═════ DATASET SECTION ═════

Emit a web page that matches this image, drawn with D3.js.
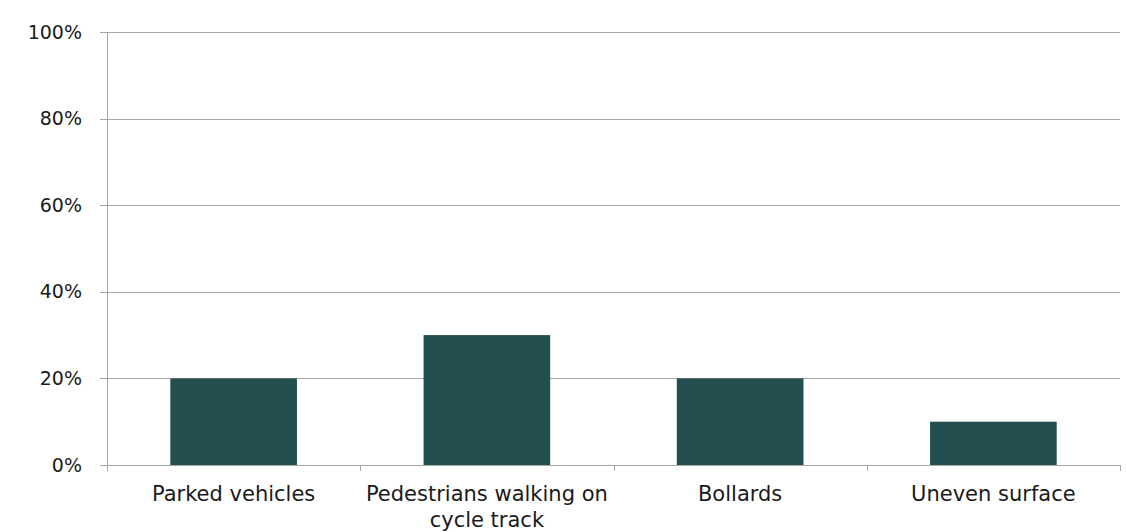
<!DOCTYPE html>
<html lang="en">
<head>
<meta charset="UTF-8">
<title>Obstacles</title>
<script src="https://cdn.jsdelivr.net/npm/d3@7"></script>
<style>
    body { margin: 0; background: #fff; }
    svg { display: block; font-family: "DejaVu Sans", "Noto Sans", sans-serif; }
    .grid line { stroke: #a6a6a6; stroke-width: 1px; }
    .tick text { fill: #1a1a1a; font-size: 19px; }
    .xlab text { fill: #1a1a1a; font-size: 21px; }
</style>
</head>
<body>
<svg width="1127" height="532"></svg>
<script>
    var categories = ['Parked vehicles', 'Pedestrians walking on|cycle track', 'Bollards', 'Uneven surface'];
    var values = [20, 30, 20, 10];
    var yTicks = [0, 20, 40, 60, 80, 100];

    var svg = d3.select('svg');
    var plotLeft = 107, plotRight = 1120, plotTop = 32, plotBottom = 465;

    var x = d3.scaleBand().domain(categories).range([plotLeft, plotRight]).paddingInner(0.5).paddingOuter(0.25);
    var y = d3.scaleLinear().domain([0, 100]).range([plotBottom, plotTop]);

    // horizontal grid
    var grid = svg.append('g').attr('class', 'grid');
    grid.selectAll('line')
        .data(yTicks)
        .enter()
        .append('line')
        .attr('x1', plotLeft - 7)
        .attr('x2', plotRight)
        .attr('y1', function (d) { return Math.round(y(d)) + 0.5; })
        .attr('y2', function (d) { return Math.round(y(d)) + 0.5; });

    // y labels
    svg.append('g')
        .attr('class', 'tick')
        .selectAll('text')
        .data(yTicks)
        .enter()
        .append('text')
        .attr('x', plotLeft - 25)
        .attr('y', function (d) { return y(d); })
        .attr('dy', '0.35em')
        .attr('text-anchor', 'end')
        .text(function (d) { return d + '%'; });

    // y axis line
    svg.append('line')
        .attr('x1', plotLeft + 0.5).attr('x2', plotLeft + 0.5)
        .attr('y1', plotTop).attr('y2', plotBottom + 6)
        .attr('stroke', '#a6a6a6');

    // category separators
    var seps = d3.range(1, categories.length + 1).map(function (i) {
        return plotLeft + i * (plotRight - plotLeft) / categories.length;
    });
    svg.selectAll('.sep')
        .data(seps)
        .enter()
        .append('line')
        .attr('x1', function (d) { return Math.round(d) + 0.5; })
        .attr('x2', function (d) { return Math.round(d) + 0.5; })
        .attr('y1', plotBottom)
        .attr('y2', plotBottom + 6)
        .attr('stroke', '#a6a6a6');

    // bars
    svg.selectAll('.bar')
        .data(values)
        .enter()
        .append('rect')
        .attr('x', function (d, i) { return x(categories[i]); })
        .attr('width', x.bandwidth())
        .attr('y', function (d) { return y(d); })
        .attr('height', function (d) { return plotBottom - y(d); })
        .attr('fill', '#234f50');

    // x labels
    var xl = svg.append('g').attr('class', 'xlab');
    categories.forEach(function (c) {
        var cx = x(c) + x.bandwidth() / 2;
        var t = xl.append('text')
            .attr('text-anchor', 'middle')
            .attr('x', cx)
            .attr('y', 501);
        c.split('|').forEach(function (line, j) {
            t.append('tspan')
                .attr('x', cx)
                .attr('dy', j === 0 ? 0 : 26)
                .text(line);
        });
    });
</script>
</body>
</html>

═════

INSTRUCTIONS TO FOLLOW:
Drop the images and repeat the data exactly.

PROBLEM SOLUTION:
Emit a web page that matches this image, drawn with D3.js.
<!DOCTYPE html>
<html lang="en">
<head>
<meta charset="UTF-8">
<title>Obstacles</title>
<script src="https://cdn.jsdelivr.net/npm/d3@7"></script>
<style>
    body { margin: 0; background: #fff; }
    svg { display: block; font-family: "DejaVu Sans", "Noto Sans", sans-serif; }
    .grid line { stroke: #a6a6a6; stroke-width: 1px; }
    .tick text { fill: #1a1a1a; font-size: 19px; }
    .xlab text { fill: #1a1a1a; font-size: 21px; }
</style>
</head>
<body>
<svg width="1127" height="532"></svg>
<script>
    var categories = ['Parked vehicles', 'Pedestrians walking on|cycle track', 'Bollards', 'Uneven surface'];
    var values = [20, 30, 20, 10];
    var yTicks = [0, 20, 40, 60, 80, 100];

    var svg = d3.select('svg');
    var plotLeft = 107, plotRight = 1120, plotTop = 32, plotBottom = 465;

    var x = d3.scaleBand().domain(categories).range([plotLeft, plotRight]).paddingInner(0.5).paddingOuter(0.25);
    var y = d3.scaleLinear().domain([0, 100]).range([plotBottom, plotTop]);

    // horizontal grid
    var grid = svg.append('g').attr('class', 'grid');
    grid.selectAll('line')
        .data(yTicks)
        .enter()
        .append('line')
        .attr('x1', plotLeft - 7)
        .attr('x2', plotRight)
        .attr('y1', function (d) { return Math.round(y(d)) + 0.5; })
        .attr('y2', function (d) { return Math.round(y(d)) + 0.5; });

    // y labels
    svg.append('g')
        .attr('class', 'tick')
        .selectAll('text')
        .data(yTicks)
        .enter()
        .append('text')
        .attr('x', plotLeft - 25)
        .attr('y', function (d) { return y(d); })
        .attr('dy', '0.35em')
        .attr('text-anchor', 'end')
        .text(function (d) { return d + '%'; });

    // y axis line
    svg.append('line')
        .attr('x1', plotLeft + 0.5).attr('x2', plotLeft + 0.5)
        .attr('y1', plotTop).attr('y2', plotBottom + 6)
        .attr('stroke', '#a6a6a6');

    // category separators
    var seps = d3.range(1, categories.length + 1).map(function (i) {
        return plotLeft + i * (plotRight - plotLeft) / categories.length;
    });
    svg.selectAll('.sep')
        .data(seps)
        .enter()
        .append('line')
        .attr('x1', function (d) { return Math.round(d) + 0.5; })
        .attr('x2', function (d) { return Math.round(d) + 0.5; })
        .attr('y1', plotBottom)
        .attr('y2', plotBottom + 6)
        .attr('stroke', '#a6a6a6');

    // bars
    svg.selectAll('.bar')
        .data(values)
        .enter()
        .append('rect')
        .attr('x', function (d, i) { return x(categories[i]); })
        .attr('width', x.bandwidth())
        .attr('y', function (d) { return y(d); })
        .attr('height', function (d) { return plotBottom - y(d); })
        .attr('fill', '#234f50');

    // x labels
    var xl = svg.append('g').attr('class', 'xlab');
    categories.forEach(function (c) {
        var cx = x(c) + x.bandwidth() / 2;
        var t = xl.append('text')
            .attr('text-anchor', 'middle')
            .attr('x', cx)
            .attr('y', 501);
        c.split('|').forEach(function (line, j) {
            t.append('tspan')
                .attr('x', cx)
                .attr('dy', j === 0 ? 0 : 26)
                .text(line);
        });
    });
</script>
</body>
</html>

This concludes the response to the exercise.